Usage-Specific Survival Modeling Based on Operational Data and Neural Networks
- URL: http://arxiv.org/abs/2403.18739v1
- Date: Wed, 27 Mar 2024 16:32:32 GMT
- Title: Usage-Specific Survival Modeling Based on Operational Data and Neural Networks
- Authors: Olov Holmer, Mattias Krysander, Erik Frisk,
- Abstract summary: The presented methodology is based on neural network-based survival models that are trained using data that is continuously gathered and stored at specific times, called snapshots.
The papers show that if the data is in a specific format where all snapshot times are the same for all individuals, maximum likelihood training can be applied and produce desirable results.
To reduce the number of samples needed during training, the paper also proposes a technique to, instead of resampling the dataset once before the training starts, randomly resample the dataset at the start of each epoch during the training.

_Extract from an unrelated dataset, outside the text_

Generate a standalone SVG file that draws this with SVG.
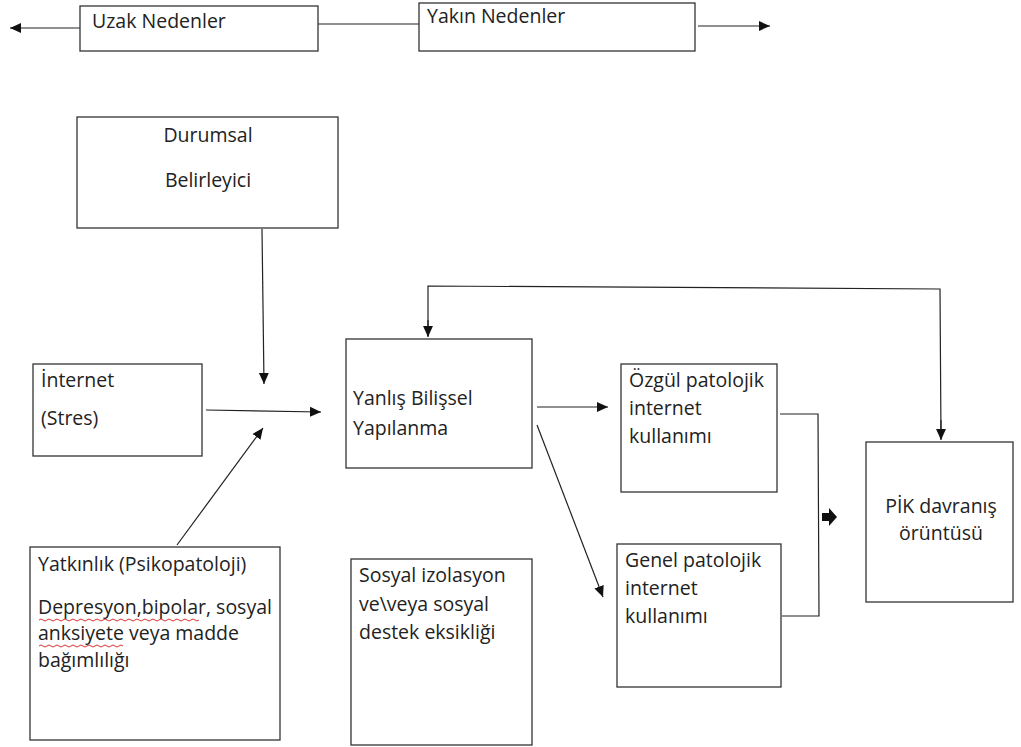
<svg xmlns="http://www.w3.org/2000/svg" width="1021" height="747" viewBox="0 0 1021 747">
<defs>
<marker id="ah" viewBox="0 0 10 10" refX="10" refY="5" markerWidth="11" markerHeight="11" markerUnits="userSpaceOnUse" orient="auto">
<path d="M0,0.5 L10,5 L0,9.5 z" fill="#111"/>
</marker>
<style>
.box{fill:#fff;stroke:#333;stroke-width:1.3}
.t{font-family:"Open Sans","Noto Sans",sans-serif;font-size:19.5px;fill:#222}
.c{fill:none;stroke:#222;stroke-width:1.2}
.a{marker-end:url(#ah)}
.sq{fill:none;stroke:#d33;stroke-width:1}
</style>
</defs>
<rect width="1021" height="747" fill="#fff"/>
<g id="connectors">
<path class="c a" d="M81,28 L10,28"/>
<path class="c" d="M318,24 L419,24"/>
<path class="c a" d="M698,26 L770,26"/>
<path class="c a" d="M262,229 L264,384"/>
<path class="c a" d="M206,410 L321,412"/>
<path class="c a" d="M177,545 L263,428"/>
<path class="c" d="M428,336 L428,286 L940,289 L941,439"/>
<path class="c a" d="M428,320 L428,337"/>
<path class="c a" d="M941,420 L941,440"/>
<path class="c a" d="M537,407 L608,407"/>
<path class="c a" d="M537,425 L603,597"/>
<path class="c" d="M780,414 L818,414 L819,616 L782,616"/>
<path d="M822,513 L829,513 L829,508 L837,517 L829,526 L829,521 L822,521 z" fill="#111"/>
</g>
<g id="uzak">
<rect class="box" x="80" y="6" width="238" height="45"/>
<text class="t" x="92" y="28">Uzak Nedenler</text>
</g>
<g id="yakin">
<rect class="box" x="419" y="3" width="276" height="48"/>
<text class="t" x="427" y="23">Yakın Nedenler</text>
</g>
<g id="durumsal">
<rect class="box" x="77" y="117" width="261" height="111"/>
<text class="t" x="208" y="142" text-anchor="middle">Durumsal</text>
<text class="t" x="208" y="187" text-anchor="middle">Belirleyici</text>
</g>
<g id="internet">
<rect class="box" x="33" y="364" width="169" height="92"/>
<text class="t" x="41" y="387">İnternet</text>
<text class="t" x="41" y="425">(Stres)</text>
</g>
<g id="yanlis">
<rect class="box" x="346" y="339" width="186" height="129"/>
<text class="t" x="353" y="405">Yanlış Bilişsel</text>
<text class="t" x="353" y="435">Yapılanma</text>
</g>
<g id="ozgul">
<rect class="box" x="621" y="364" width="156" height="128"/>
<text class="t" x="629" y="387">Özgül patolojik</text>
<text class="t" x="629" y="415">internet</text>
<text class="t" x="629" y="443">kullanımı</text>
</g>
<g id="genel">
<rect class="box" x="617" y="544" width="164" height="143"/>
<text class="t" x="625" y="567">Genel patolojik</text>
<text class="t" x="625" y="595">internet</text>
<text class="t" x="625" y="623">kullanımı</text>
</g>
<g id="pik">
<rect class="box" x="866" y="442" width="147" height="160"/>
<text class="t" x="941" y="513" text-anchor="middle">PİK davranış</text>
<text class="t" x="941" y="540" text-anchor="middle">örüntüsü</text>
</g>
<g id="yatkinlik">
<rect class="box" x="30" y="547" width="250" height="193"/>
<text class="t" x="38" y="571">Yatkınlık (Psikopatoloji)</text>
<text class="t" x="38" y="614">Depresyon,bipolar, sosyal</text>
<text class="t" x="38" y="640">anksiyete veya madde</text>
<text class="t" x="38" y="667">bağımlılığı</text>
<path class="sq" d="M39,620 q2,-2 4,0 t4,0 t4,0 t4,0 t4,0 t4,0 t4,0 t4,0 t4,0 t4,0 t4,0 t4,0 t4,0 t4,0 t4,0 t4,0 t4,0 t4,0 t4,0 t4,0 t4,0 t4,0 t4,0 t4,0 t4,0 t4,0 t4,0 t4,0 t4,0 t4,0 t4,0 t4,0 t4,0 t4,0 t4,0 t4,0 t4,0 t4,0 t4,0 t4,0"/>
<path class="sq" d="M39,646 q2,-2 4,0 t4,0 t4,0 t4,0 t4,0 t4,0 t4,0 t4,0 t4,0 t4,0 t4,0 t4,0 t4,0 t4,0 t4,0 t4,0 t4,0 t4,0 t4,0 t4,0 t4,0"/>
</g>
<g id="sosyal">
<rect class="box" x="351" y="559" width="181" height="186"/>
<text class="t" x="359" y="582">Sosyal izolasyon</text>
<text class="t" x="359" y="611">ve\veya sosyal</text>
<text class="t" x="359" y="639">destek eksikliği</text>
</g>
</svg>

- Score: 0.3999851878220878
- License: http://creativecommons.org/licenses/by-nc-nd/4.0/
- Abstract: Accurate predictions of when a component will fail are crucial when planning maintenance, and by modeling the distribution of these failure times, survival models have shown to be particularly useful in this context. The presented methodology is based on conventional neural network-based survival models that are trained using data that is continuously gathered and stored at specific times, called snapshots. An important property of this type of training data is that it can contain more than one snapshot from a specific individual which results in that standard maximum likelihood training can not be directly applied since the data is not independent. However, the papers show that if the data is in a specific format where all snapshot times are the same for all individuals, called homogeneously sampled, maximum likelihood training can be applied and produce desirable results. In many cases, the data is not homogeneously sampled and in this case, it is proposed to resample the data to make it homogeneously sampled. How densely the dataset is sampled turns out to be an important parameter; it should be chosen large enough to produce good results, but this also increases the size of the dataset which makes training slow. To reduce the number of samples needed during training, the paper also proposes a technique to, instead of resampling the dataset once before the training starts, randomly resample the dataset at the start of each epoch during the training. The proposed methodology is evaluated on both a simulated dataset and an experimental dataset of starter battery failures. The results show that if the data is homogeneously sampled the methodology works as intended and produces accurate survival models. The results also show that randomly resampling the dataset on each epoch is an effective way to reduce the size of the training data.